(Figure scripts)
—————

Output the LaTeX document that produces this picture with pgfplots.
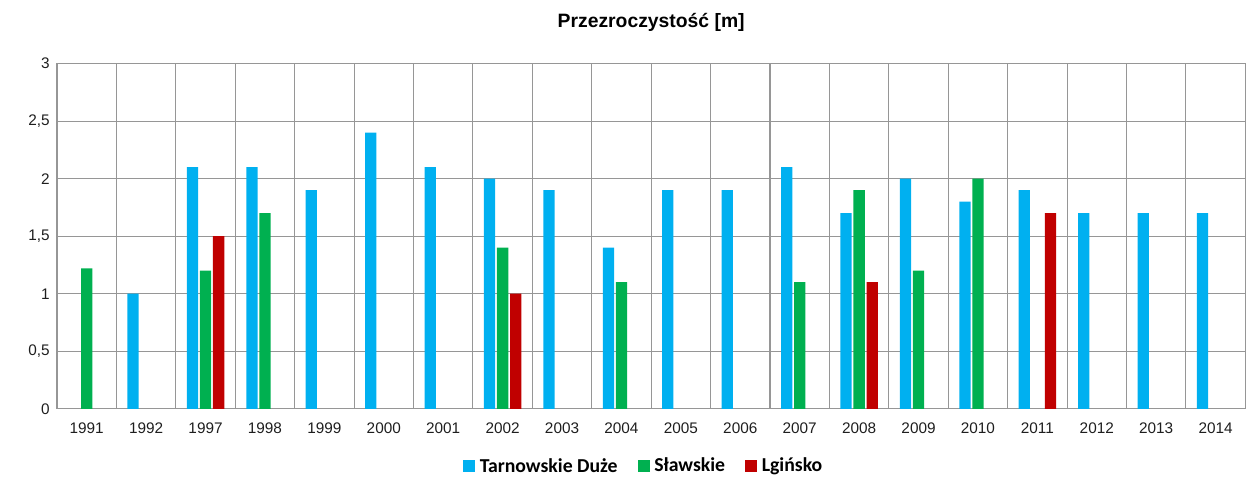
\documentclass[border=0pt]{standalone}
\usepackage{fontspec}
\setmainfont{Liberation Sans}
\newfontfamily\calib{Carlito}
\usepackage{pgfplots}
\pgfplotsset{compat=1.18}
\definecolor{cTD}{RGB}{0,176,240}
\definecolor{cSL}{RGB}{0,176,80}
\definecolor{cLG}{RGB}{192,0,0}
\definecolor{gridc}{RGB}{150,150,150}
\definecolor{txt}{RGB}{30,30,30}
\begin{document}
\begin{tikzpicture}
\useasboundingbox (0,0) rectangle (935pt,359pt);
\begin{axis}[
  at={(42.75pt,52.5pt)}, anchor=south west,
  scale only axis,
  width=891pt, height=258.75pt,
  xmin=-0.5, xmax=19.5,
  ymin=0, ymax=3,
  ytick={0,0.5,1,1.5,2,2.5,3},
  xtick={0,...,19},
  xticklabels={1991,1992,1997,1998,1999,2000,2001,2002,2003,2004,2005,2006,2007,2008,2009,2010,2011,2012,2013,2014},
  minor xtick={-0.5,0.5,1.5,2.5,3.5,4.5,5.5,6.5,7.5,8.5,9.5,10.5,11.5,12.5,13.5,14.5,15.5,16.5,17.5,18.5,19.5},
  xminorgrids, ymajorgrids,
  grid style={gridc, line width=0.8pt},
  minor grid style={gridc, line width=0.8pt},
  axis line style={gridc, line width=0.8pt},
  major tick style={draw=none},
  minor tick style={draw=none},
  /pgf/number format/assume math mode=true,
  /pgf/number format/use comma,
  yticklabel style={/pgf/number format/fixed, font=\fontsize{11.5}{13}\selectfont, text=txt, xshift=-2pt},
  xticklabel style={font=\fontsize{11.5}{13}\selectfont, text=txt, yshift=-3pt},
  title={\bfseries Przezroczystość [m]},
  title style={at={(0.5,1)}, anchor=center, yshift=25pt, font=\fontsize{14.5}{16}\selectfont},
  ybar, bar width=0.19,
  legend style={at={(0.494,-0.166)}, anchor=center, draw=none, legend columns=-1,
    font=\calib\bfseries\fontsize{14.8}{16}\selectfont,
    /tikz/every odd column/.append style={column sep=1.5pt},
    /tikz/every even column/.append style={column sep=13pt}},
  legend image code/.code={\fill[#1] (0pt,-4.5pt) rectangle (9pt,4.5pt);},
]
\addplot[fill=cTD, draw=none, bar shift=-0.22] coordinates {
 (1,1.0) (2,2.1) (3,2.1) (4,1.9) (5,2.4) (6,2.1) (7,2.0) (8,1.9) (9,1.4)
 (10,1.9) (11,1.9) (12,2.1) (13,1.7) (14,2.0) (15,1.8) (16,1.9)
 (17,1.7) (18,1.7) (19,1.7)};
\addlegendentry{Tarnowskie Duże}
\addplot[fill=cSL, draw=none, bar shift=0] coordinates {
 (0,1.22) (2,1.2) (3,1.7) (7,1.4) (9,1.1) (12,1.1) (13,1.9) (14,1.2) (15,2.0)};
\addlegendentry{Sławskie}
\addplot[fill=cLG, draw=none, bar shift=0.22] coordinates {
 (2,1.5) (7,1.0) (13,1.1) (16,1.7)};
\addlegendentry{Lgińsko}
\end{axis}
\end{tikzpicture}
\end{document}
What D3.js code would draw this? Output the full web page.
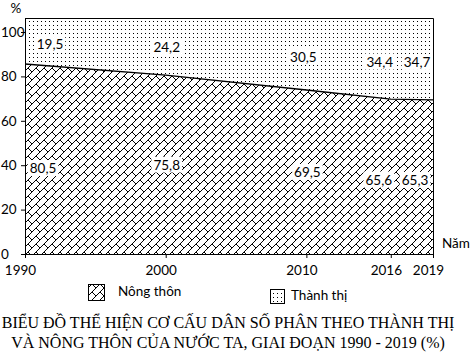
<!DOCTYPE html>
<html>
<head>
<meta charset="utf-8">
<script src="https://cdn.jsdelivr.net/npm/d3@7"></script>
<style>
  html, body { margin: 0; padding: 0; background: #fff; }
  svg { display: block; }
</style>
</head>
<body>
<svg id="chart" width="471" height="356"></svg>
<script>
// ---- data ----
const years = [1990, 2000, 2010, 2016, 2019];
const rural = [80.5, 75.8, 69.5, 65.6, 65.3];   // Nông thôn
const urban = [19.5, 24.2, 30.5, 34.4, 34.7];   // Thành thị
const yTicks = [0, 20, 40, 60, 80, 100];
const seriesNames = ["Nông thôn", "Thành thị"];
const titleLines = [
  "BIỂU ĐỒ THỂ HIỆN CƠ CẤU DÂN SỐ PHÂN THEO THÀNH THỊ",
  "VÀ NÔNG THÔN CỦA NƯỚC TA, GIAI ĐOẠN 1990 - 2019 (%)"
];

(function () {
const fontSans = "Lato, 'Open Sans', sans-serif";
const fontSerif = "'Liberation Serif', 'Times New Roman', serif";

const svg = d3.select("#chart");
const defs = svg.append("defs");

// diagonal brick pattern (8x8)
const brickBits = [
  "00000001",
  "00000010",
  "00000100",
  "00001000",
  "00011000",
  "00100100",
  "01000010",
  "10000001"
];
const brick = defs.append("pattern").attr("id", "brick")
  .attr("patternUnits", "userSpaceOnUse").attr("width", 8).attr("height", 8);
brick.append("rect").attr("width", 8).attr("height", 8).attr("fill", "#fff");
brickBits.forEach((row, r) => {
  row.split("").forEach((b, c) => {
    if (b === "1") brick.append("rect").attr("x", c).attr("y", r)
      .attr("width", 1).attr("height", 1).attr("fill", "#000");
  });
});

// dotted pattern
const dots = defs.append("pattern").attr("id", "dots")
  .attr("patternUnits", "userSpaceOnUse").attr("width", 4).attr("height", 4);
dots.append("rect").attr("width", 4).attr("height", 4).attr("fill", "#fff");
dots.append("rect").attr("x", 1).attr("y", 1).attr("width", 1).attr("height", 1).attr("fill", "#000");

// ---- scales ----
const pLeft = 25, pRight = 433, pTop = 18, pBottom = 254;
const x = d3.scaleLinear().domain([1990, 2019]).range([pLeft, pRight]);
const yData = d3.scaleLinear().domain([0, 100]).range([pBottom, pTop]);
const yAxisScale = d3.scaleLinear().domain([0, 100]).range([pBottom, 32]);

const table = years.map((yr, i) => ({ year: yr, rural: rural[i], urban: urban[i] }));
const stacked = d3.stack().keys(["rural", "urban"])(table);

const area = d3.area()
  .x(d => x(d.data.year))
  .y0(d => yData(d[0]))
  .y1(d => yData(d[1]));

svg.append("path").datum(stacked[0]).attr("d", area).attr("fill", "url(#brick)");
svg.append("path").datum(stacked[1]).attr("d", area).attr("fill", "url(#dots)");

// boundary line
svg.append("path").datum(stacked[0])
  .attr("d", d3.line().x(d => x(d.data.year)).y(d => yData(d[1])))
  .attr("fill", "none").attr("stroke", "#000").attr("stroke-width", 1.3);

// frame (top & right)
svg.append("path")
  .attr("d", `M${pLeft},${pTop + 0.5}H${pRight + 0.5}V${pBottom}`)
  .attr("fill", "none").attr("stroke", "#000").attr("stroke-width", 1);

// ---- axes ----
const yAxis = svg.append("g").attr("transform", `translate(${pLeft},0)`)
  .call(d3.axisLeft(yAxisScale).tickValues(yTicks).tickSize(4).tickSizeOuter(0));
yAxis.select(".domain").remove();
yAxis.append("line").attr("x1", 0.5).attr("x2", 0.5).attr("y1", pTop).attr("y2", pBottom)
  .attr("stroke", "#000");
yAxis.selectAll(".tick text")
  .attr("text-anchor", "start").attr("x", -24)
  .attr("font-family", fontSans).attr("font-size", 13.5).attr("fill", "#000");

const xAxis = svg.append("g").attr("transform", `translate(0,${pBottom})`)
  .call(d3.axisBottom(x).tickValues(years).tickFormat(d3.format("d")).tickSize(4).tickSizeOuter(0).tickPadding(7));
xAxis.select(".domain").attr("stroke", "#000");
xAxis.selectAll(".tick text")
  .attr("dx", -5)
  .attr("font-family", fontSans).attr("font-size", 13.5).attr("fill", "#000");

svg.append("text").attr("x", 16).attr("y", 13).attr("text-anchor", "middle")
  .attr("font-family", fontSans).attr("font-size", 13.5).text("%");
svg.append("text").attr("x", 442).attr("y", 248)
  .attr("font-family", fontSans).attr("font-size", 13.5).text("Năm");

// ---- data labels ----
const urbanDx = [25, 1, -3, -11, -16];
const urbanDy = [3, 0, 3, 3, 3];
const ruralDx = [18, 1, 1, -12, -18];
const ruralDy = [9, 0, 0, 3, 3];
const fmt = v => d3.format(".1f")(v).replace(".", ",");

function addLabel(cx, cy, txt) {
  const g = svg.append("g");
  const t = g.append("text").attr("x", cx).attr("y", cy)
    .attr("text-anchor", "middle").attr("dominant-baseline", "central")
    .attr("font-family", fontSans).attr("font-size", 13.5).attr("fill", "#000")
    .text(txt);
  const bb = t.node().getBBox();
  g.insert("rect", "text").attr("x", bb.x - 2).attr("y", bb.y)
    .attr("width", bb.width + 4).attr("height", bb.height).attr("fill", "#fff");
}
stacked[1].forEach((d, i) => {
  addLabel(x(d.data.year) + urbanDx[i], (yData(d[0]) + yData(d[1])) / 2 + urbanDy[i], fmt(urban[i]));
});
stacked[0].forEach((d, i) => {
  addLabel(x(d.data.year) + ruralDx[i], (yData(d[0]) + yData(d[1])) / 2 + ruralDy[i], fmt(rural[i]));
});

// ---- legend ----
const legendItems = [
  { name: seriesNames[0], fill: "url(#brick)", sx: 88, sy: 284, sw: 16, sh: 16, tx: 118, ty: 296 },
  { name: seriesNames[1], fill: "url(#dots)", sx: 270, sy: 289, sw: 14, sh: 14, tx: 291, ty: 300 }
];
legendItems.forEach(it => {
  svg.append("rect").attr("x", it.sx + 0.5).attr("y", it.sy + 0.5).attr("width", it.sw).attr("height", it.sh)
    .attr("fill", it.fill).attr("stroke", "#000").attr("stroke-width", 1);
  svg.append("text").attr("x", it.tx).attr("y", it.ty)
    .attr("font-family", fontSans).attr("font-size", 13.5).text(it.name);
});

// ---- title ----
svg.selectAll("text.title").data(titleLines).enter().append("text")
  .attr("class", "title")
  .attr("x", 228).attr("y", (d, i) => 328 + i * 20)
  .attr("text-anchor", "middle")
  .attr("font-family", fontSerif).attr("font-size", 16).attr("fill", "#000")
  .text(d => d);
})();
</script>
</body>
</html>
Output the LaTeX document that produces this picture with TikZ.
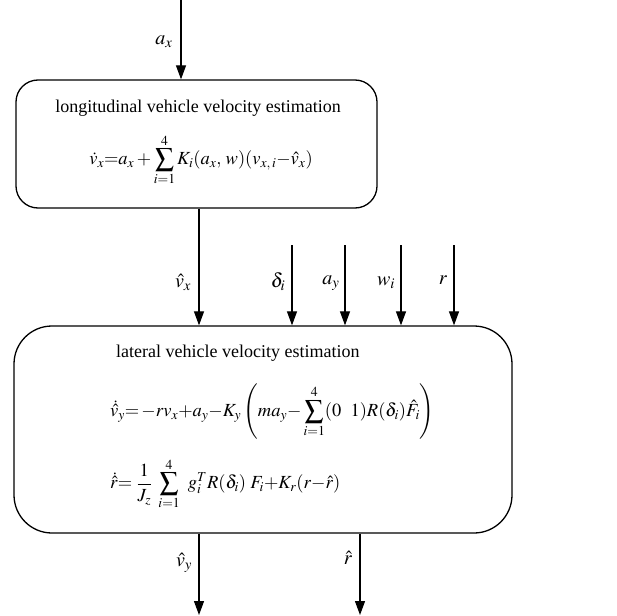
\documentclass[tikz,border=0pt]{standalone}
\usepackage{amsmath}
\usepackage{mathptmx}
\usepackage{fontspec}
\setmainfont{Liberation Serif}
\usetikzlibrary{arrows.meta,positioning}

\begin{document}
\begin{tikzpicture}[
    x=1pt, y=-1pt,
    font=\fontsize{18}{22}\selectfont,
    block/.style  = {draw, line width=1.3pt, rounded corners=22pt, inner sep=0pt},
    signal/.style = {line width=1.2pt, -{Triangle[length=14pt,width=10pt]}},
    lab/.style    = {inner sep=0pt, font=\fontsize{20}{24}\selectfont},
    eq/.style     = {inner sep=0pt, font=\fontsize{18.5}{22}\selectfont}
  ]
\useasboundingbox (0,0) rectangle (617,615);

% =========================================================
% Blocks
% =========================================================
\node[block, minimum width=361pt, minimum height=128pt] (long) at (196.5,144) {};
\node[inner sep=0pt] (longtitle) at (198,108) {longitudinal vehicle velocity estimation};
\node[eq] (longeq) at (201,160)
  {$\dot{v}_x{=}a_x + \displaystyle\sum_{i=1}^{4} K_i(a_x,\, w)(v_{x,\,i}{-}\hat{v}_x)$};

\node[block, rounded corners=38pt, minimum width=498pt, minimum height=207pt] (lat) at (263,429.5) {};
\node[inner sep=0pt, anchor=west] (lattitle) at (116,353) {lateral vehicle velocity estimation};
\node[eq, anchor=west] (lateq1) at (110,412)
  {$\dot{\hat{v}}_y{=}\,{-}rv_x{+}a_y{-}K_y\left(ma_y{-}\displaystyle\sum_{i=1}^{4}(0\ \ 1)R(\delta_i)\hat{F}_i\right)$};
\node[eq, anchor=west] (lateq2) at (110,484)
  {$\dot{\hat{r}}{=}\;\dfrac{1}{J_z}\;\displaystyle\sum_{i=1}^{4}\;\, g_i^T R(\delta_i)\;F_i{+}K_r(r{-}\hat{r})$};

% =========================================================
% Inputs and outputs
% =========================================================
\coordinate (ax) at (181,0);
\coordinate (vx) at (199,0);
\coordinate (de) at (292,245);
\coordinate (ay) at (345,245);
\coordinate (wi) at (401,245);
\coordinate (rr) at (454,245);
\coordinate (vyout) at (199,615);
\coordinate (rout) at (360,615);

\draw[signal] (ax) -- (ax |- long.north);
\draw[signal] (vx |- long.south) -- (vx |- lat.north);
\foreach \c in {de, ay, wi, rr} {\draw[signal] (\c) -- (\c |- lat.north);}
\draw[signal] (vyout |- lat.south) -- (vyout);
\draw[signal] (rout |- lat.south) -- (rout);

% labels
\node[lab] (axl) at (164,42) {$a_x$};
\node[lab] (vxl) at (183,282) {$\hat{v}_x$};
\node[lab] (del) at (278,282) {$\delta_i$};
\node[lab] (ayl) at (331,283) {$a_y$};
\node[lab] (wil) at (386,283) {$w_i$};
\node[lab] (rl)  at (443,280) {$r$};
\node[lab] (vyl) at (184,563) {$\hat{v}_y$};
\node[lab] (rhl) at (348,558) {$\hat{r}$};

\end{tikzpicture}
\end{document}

—————

## Task objective
From the material above, reproduce only what runs from the line holding "Output the LaTeX document that produces this picture with TikZ." down to the line holding "(0,0) rectangle (617,615);", both included, pictures excluded.

## Solution to this task
Output the LaTeX document that produces this picture with TikZ.
\documentclass[tikz,border=0pt]{standalone}
\usepackage{amsmath}
\usepackage{mathptmx}
\usepackage{fontspec}
\setmainfont{Liberation Serif}
\usetikzlibrary{arrows.meta,positioning}

\begin{document}
\begin{tikzpicture}[
    x=1pt, y=-1pt,
    font=\fontsize{18}{22}\selectfont,
    block/.style  = {draw, line width=1.3pt, rounded corners=22pt, inner sep=0pt},
    signal/.style = {line width=1.2pt, -{Triangle[length=14pt,width=10pt]}},
    lab/.style    = {inner sep=0pt, font=\fontsize{20}{24}\selectfont},
    eq/.style     = {inner sep=0pt, font=\fontsize{18.5}{22}\selectfont}
  ]
\useasboundingbox (0,0) rectangle (617,615);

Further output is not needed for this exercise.